Jacques Palminger betritt mit Bierglas und Schnurrbart bewaffnet die Bühne, dann haucht er „Köln ist die Leber des Rheins“ ins Mikro, und das Publikum im Gebäude 9 lacht. Der multitalentierte Sänger, erotische Schnurrbart-Träger, Regisseur, Schauspieler und Studio-Braun-Humorist aus Hamburg interpretierte mit seinem Quintett 440 Hz Trio Jazz – natürlich wie üblich auf ganz eigene Art. Denn endlich ist sein neues Album erschienen. Dessen Tittel klingt ein wenig wie ein irres Kinderhörspiel: „Spanky und seine Freunde“. Genauso durchgeknallt-märchenhaft wird dieses auch präsentiert.
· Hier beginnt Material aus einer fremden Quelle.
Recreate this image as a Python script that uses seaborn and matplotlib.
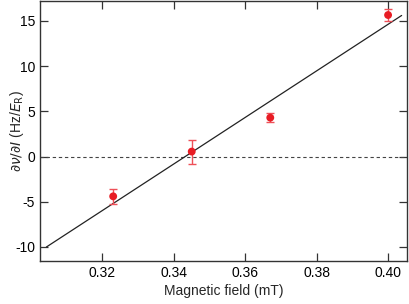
import matplotlib
matplotlib.use("Agg")
import matplotlib.pyplot as plt
import seaborn as sns
import pandas as pd

field = [0.323, 0.345, 0.367, 0.400]
slope_vals = [-4.4, 0.55, 4.3, 15.65]
slope_err = [0.85, 1.33, 0.47, 0.7]
fit_x = [0.3043, 0.4038]
fit_y = [-10.0, 15.6]
x_ticks = [0.32, 0.34, 0.36, 0.38, 0.40]
x_ticklabels = ["0.32", "0.34", "0.36", "0.38", "0.40"]
y_ticks = [-10, -5, 0, 5, 10, 15]

sns.set_theme(style="ticks")
plt.rcParams['font.family'] = ['Liberation Sans', 'DejaVu Sans']
plt.rcParams['mathtext.fontset'] = 'dejavusans'

fig = plt.figure(figsize=(4.09, 3.04), dpi=100)
ax = fig.add_axes([40/409, 43/304, 367/409, 260/304])

df = pd.DataFrame({"field": field, "val": slope_vals, "err": slope_err})
fit = pd.DataFrame({"x": fit_x, "y": fit_y})

ax.axhline(0, color="#444444", lw=0.8, ls=(0, (3, 2.5)), zorder=1)
sns.lineplot(data=fit, x="x", y="y", ax=ax, color="#222222", lw=0.9, zorder=2)
ax.errorbar(df["field"], df["val"], yerr=df["err"], fmt="none",
            ecolor="#ee5058", elinewidth=1.0, capsize=3, capthick=1.0, zorder=3)
sns.scatterplot(data=df, x="field", y="val", ax=ax, color="#e81c24", s=32,
                edgecolor="none", zorder=4)

ax.set_xlim(0.3025, 0.4053)
ax.set_ylim(-11.55, 17.2)
ax.set_xticks(x_ticks)
ax.set_xticklabels(x_ticklabels)
ax.set_yticks(y_ticks)
ax.set_yticklabels([str(v) for v in y_ticks])
ax.tick_params(direction="in", top=True, right=True, length=6, width=0.9,
               labelsize=10, colors="#333333", labelcolor="black", pad=3.5)
for s in ax.spines.values():
    s.set_color("#333333")
    s.set_linewidth(1.0)
ax.set_xlabel("Magnetic field (mT)", fontsize=10, labelpad=3)
ax.set_ylabel(r"$\partial\nu/\partial I$ (Hz/$E_\mathrm{R}$)", fontsize=10,
              va="center")
ax.yaxis.set_label_coords(-23/367, 0.5)

fig.savefig("out.png", dpi=100)
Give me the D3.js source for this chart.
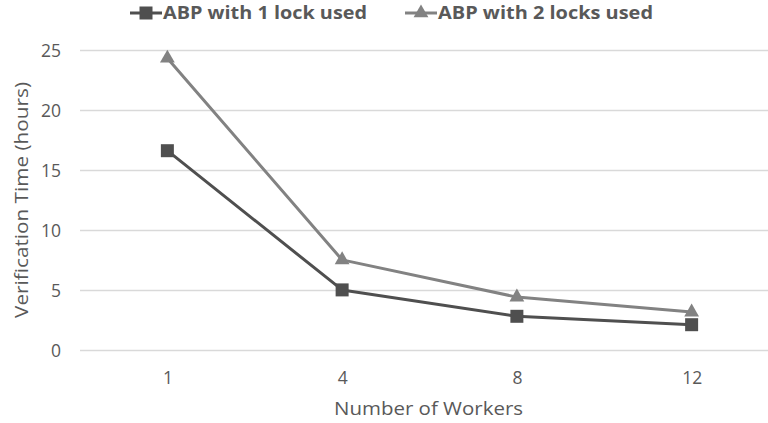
<!DOCTYPE html>
<html>
<head>
<meta charset="utf-8">
<script src="https://cdn.jsdelivr.net/npm/d3@7"></script>
<style>
  html, body { margin: 0; padding: 0; background: #fff; }
  svg { display: block; }
  text { font-family: "Open Sans", Lato, sans-serif; fill: #595959; }
</style>
</head>
<body>
<svg id="chart" width="768" height="423"></svg>
<script>
// Verification time per worker count
const workers = ["1", "4", "8", "12"];
const oneLock = [16.65, 5.05, 2.85, 2.15];
const twoLocks = [24.35, 7.55, 4.45, 3.2];
const yTicks = [0, 5, 10, 15, 20, 25];
const seriesNames = ["ABP with 1 lock used", "ABP with 2 locks used"];

const series = [
  { name: seriesNames[0], values: oneLock, color: "#4f4f4f", marker: "square" },
  { name: seriesNames[1], values: twoLocks, color: "#828282", marker: "triangle" }
];

const svg = d3.select("#chart");
const plotLeft = 80, plotRight = 779, plotTop = 50.5, plotBottom = 350.5;
const font = "'Open Sans', Lato, sans-serif";

const x = d3.scalePoint().domain(workers).range([plotLeft, plotRight]).padding(0.5);
const y = d3.scaleLinear().domain([0, 25]).range([plotBottom, plotTop]);

// horizontal gridlines
svg.append("g").selectAll("line").data(yTicks).join("line")
  .attr("x1", plotLeft).attr("x2", 768)
  .attr("y1", d => y(d)).attr("y2", d => y(d))
  .attr("stroke", "#d9d9d9").attr("stroke-width", 1.3);

// y tick labels
const yAxis = d3.axisLeft(y).tickValues(yTicks).tickSize(0).tickPadding(19);
const gy = svg.append("g").attr("transform", `translate(${plotLeft},0)`).call(yAxis);
gy.select(".domain").remove();
gy.selectAll("text").attr("font-size", 17.5).style("font-family", font).attr("fill", "#595959");

// x tick labels
const xAxis = d3.axisBottom(x).tickSize(0);
const gx = svg.append("g").attr("transform", `translate(0,${plotBottom})`).call(xAxis);
gx.select(".domain").remove();
gx.selectAll("text").attr("font-size", 17.5).style("font-family", font).attr("fill", "#595959")
  .attr("dy", null).attr("y", 33);

// axis titles
svg.append("text").attr("x", 428.5).attr("y", 415)
  .attr("text-anchor", "middle").attr("font-size", 19)
  .attr("textLength", 189).attr("lengthAdjust", "spacingAndGlyphs")
  .text("Number of Workers");
svg.append("text").attr("transform", `translate(28,200) rotate(-90)`)
  .attr("text-anchor", "middle").attr("font-size", 19)
  .attr("textLength", 236).attr("lengthAdjust", "spacingAndGlyphs")
  .text("Verification Time (hours)");

const line = d3.line().x((d, i) => x(workers[i])).y(d => y(d));
const sqSym = d3.symbol(d3.symbolSquare, 169);
const triSym = d3.symbol(d3.symbolTriangle, 95);

function drawMarker(g, type, cx, cy, color) {
  g.append("path")
    .attr("d", type === "square" ? sqSym() : triSym())
    .attr("transform", `translate(${cx},${cy})`)
    .attr("fill", color);
}

// light series first so the dark one sits on top
[series[1], series[0]].forEach(s => {
  const g = svg.append("g");
  g.append("path").datum(s.values).attr("d", line)
    .attr("fill", "none").attr("stroke", s.color).attr("stroke-width", 3)
    .attr("stroke-linejoin", "round");
  s.values.forEach((v, i) => drawMarker(g, s.marker, x(workers[i]), y(v), s.color));
});

// legend
const legendItems = [
  { s: series[0], x0: 130, len: 204 },
  { s: series[1], x0: 405, len: 215 }
];
legendItems.forEach(({ s, x0, len }) => {
  const g = svg.append("g");
  g.append("line").attr("x1", x0).attr("x2", x0 + 32).attr("y1", 13).attr("y2", 13)
    .attr("stroke", s.color).attr("stroke-width", 3);
  drawMarker(g, s.marker, x0 + 16, 13, s.color);
  g.append("text").attr("x", x0 + 33).attr("y", 19)
    .attr("font-size", 18.5).attr("font-weight", "bold")
    .attr("textLength", len).attr("lengthAdjust", "spacingAndGlyphs")
    .text(s.name);
});
</script>
</body>
</html>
Schon geht es auch los mit dem wahnsinnigen Wortgewitter à la Jacques: So berichtet der einstige Schauspieler aus der Fake-Band-Doku „Fraktus“ von einem sich von einem Fernsehturm stürzenden Mädchen, das sich jetzt für immer in einem Film befände, dies aber tragischerweise selber nicht wisse, über grauenvolle Abenteuerspielplätze bis hin zu pinselnden Pinguinen. Und stellt schließlich die Band vor: Olve Strelow am Schlagzeug, der ein bisschen aussehe wie Gerard Depardieu (dessen Namen er leider nicht aussprechen kann) und dessen Familie, die Strelow-Dynastie, ihr Geld seit jeher mit Hüpfburgen und den sich darin befindenden Krümeln verdiene, aus denen sie dann später teure Marzipankugeln herstellten; den attraktiven Bassisten John Raphael Burgess, der so schöne Hände habe, dass er gelegentlich den Bürgermeister von Hamburg handdouble, denn dieser habe nicht so schöne; den Pianisten und ehemaligen Die-Sterne-Organisten Richard von der Schulenburg, der keine Fanclubs außer angeblich neuerdings einen einzigen russischen besitze; den Vibraphonisten Jan Heinemann und last but not least Sängerin und Musikerin Lydia Schmidt, die bald die circa 200. Shisha-Bar in Berlin aufmachen wolle – und die der Sonnenschein der Band sei.
Seine Geschichten, die bisweilen ein wenig an Helge Schneider auf hanseatisch erinnern, sind mal wieder so verrückt, dass das Publikum viel lachen muss. Tatsächlich ist es der Kontrast zwischen der ernst und etwas naiv wirkenden Lydia, die bisweilen sogar zur Blockflöte greift, der märchenhaft-träumerischen Präsentation der deutschen, teilweise an Schlager erinnerenden Lieder, die dann jedoch mit so einem verrückten und schwarzhumorigen Inhalt gefüllt sind, dass man ob der Ernsthaftigkeit der Darstellung lachen muss. Palminger, der zwischendurch gelegentlich kleine provozierende Wortwitze wie „Lügenjazz!“ in den ausverkauften Saal hineinruft, und sein 440 Hz Trio haben sich an die ohnehin schon musikalisch etwas durchgeknallte Gattung Jazz gewagt, und es ist ihnen gelungen, sie noch etwas mehr in den Wahnsinn zu ziehen. Mit Liedern wie „Spanky“, „Der Sprung“, „Ganz normales Leben“ oder auch „Der Pinguin, das Handy und der Jazz“ brechen sie Strukturen des Jazz auf, mischen Retro-Jazz im Stil der 60er mit Chansons und Texten irgendwo zwischen Schwermütigkeit und wahnsinnigem Humor. Musikalisch jedoch auf sehr hohem Niveau.
Weitere Kostproben aus dem Pseudo-Jazz-Wahnsinns-Projekt gibt es z.B. am 15. November in Berlin, am 16. in Hamburg und am 18. im Druckluft Oberhausen.